Most importantly, should the state be in the business of punishing ‘hatred’ anyway? Incitement to violence is rightly illegal, though it should be more tightly defined. After all, this is the point where speech ceases to be mere speech and breaches into the commission of illegal action. In America, the standard is speech which is both intended and likely to spark imminent violence, which Connolly’s tweet, posted then deleted, would not have met. But our much more nebulous offences of inciting hatred invite the authorities into the realm of thought and emotion. Frankly, I do not trust any police officer, prosecutor or judge to hold that kind of power.

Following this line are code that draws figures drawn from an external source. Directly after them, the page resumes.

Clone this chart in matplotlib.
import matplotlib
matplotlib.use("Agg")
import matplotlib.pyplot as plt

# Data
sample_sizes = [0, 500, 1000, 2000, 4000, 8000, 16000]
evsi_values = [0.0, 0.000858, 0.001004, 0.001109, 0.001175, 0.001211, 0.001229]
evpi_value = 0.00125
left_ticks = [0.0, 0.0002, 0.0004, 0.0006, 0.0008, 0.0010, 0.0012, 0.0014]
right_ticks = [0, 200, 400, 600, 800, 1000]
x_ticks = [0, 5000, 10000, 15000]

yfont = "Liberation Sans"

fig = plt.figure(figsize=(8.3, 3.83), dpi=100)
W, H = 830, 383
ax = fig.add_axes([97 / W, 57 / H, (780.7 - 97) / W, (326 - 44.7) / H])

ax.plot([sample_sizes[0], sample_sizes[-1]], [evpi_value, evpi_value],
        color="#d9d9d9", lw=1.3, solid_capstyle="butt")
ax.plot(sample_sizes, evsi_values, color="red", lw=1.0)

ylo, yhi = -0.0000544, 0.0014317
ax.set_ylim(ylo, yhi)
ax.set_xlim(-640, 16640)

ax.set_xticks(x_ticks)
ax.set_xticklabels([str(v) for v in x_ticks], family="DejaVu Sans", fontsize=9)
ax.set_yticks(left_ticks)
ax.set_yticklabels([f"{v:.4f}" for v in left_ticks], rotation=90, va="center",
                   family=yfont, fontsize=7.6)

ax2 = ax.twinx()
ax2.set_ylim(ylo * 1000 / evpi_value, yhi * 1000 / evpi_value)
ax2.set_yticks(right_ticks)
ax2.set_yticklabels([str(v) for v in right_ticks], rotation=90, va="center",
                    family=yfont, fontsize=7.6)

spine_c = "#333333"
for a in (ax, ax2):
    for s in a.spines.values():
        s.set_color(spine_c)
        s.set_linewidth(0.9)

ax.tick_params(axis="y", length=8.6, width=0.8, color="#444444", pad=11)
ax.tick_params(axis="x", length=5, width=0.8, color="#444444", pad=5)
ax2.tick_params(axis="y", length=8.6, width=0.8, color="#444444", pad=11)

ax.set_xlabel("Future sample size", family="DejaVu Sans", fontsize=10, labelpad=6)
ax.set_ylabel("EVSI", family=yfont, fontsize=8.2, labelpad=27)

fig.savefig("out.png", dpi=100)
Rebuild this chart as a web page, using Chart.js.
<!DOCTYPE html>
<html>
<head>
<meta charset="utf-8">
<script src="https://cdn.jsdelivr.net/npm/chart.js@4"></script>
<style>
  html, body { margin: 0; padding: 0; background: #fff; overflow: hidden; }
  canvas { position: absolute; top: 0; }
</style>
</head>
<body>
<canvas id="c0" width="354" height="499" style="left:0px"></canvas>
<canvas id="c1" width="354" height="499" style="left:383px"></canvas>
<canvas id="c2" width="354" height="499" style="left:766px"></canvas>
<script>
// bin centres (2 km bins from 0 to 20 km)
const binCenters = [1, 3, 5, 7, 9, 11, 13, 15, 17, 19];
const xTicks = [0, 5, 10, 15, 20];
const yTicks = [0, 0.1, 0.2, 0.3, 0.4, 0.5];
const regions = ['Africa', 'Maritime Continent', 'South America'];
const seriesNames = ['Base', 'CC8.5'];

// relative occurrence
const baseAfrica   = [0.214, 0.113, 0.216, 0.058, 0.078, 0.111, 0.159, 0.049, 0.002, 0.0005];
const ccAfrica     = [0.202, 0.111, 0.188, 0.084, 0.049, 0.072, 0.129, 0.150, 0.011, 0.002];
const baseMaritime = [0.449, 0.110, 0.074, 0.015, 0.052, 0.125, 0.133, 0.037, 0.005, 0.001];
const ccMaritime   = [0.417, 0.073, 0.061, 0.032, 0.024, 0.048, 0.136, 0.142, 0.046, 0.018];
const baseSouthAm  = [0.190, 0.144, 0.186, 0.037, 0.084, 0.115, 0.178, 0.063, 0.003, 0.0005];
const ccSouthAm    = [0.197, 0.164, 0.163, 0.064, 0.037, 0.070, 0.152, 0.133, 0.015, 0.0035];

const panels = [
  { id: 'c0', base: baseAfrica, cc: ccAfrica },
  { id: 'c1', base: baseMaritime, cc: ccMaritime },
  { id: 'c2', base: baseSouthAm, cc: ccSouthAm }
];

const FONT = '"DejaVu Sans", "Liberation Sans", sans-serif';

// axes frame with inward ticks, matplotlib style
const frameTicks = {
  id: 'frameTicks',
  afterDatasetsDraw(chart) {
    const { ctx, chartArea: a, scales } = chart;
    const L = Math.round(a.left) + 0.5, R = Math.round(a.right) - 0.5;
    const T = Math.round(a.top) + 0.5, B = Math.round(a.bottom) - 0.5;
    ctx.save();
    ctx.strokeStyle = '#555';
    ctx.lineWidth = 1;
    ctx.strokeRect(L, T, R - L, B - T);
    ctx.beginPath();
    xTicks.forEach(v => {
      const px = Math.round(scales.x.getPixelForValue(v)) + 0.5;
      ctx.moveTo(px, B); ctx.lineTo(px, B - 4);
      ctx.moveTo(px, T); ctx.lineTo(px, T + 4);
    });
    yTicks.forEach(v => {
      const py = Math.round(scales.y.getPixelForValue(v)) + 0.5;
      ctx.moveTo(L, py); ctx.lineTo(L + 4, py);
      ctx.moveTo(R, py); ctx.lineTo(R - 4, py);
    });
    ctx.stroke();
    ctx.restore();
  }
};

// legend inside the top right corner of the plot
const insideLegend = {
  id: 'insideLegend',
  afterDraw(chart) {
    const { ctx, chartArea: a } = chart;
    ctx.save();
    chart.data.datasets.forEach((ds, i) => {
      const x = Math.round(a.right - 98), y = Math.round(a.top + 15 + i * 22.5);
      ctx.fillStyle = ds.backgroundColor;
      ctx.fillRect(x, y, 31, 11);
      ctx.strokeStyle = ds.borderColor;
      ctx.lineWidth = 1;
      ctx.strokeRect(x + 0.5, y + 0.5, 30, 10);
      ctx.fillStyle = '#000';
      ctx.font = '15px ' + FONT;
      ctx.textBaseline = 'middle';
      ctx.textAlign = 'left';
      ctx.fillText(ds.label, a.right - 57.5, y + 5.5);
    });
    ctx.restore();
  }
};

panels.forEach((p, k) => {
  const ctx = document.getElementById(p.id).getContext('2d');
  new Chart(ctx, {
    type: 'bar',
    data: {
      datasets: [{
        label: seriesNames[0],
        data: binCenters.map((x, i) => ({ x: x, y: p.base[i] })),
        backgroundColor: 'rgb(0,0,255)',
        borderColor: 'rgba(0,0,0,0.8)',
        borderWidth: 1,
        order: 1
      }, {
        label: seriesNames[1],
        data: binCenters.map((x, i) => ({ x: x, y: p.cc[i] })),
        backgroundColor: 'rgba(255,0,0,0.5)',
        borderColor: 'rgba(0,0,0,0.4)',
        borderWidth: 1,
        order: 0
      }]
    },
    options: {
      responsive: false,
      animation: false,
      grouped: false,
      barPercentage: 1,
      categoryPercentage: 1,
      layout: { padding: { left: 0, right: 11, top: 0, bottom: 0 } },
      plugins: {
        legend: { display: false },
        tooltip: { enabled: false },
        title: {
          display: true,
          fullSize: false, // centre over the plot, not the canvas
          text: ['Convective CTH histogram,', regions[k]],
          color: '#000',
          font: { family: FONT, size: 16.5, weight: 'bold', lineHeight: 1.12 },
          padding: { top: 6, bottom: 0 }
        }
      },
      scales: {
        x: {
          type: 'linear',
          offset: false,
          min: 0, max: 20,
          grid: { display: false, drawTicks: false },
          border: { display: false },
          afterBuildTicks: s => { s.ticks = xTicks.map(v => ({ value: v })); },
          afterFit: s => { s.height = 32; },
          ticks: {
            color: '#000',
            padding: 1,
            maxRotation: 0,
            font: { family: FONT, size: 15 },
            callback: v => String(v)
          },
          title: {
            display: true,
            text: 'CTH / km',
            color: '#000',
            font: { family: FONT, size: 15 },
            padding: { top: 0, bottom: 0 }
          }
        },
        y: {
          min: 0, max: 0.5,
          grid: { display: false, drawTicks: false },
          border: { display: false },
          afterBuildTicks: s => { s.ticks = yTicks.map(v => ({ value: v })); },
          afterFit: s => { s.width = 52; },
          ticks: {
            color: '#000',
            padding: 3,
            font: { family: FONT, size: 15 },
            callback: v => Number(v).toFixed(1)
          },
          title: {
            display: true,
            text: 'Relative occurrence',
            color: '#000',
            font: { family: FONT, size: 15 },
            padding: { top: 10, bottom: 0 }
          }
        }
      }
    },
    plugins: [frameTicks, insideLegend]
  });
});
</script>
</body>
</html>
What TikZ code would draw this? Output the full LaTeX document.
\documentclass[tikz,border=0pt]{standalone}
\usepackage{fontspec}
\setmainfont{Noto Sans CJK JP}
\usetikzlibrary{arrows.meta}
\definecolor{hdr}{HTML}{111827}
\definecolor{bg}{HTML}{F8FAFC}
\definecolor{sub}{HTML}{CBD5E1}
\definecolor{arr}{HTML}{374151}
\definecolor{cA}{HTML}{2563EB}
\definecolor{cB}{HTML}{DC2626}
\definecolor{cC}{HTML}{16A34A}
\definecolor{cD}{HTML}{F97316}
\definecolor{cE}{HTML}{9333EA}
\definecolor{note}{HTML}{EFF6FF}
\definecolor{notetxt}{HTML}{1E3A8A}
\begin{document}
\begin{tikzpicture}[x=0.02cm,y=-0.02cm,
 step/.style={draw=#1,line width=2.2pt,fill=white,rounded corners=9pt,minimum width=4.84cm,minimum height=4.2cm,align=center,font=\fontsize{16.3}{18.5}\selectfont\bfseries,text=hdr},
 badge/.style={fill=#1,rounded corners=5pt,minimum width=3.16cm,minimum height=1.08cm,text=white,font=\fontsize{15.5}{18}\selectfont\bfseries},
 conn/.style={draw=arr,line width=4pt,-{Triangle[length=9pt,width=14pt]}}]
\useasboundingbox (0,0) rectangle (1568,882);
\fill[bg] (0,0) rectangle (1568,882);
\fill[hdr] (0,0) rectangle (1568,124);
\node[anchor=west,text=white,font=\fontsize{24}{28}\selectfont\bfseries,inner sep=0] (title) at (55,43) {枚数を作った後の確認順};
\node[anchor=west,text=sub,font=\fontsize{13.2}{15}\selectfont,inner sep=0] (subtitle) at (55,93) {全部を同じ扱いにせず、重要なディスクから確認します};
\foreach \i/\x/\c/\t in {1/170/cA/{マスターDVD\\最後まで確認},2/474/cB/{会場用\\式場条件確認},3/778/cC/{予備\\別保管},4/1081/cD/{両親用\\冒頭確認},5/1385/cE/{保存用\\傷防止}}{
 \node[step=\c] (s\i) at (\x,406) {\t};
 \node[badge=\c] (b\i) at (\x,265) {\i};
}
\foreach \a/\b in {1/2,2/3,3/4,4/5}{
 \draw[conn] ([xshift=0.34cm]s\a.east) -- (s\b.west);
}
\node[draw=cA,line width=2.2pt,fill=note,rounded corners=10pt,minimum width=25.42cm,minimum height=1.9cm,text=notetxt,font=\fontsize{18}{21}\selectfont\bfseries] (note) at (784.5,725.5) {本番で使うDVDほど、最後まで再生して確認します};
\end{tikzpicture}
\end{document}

No wonder Lucy Connolly’s case – and the state of free speech in Keir Starmer’s Britain more broadly – has excited so much attention in the US, land of the First Amendment, with vice-president JD Vance airing his concerns at every given opportunity. Over the past 60 years, America has been a beacon to the world where freedom of speech is concerned. The legal battles of the civil-rights movement, as anti-racist activists fought censorious laws in the courts, gave the First Amendment the teeth it had hitherto lacked. Struggle from below and rulings from above delivered the freest, most open public square the world has ever seen.

Britain has been on the precise opposite journey. Over the past 60 years, we – and much of Europe – have been pioneers in a new, insidious form of censorship, beginning with the passage of the Race Relations Act 1965, which made inciting racial hatred an offence for the first time. Since then, we have added censorious law after censorious law to the statute book. To the point that we are comfortably arresting more people for speech today than America did during the First Red Scare.

You’ll be surprised to learn that we have not succeeded in eradicating hate, as the explosion of anti-Semitism since 7 October, or indeed the post-Southport riots, can attest. But we have corroded the fundamental freedoms that we once considered to be our inheritance. If we are to ensure no one else is thrown in jail for some rash words spoken, then regretted, we need to rediscover our long-dormant liberal tradition. Hate speech is free speech. And free speech is our best weapon against hate. Anything else spells fear, loathing and censorship.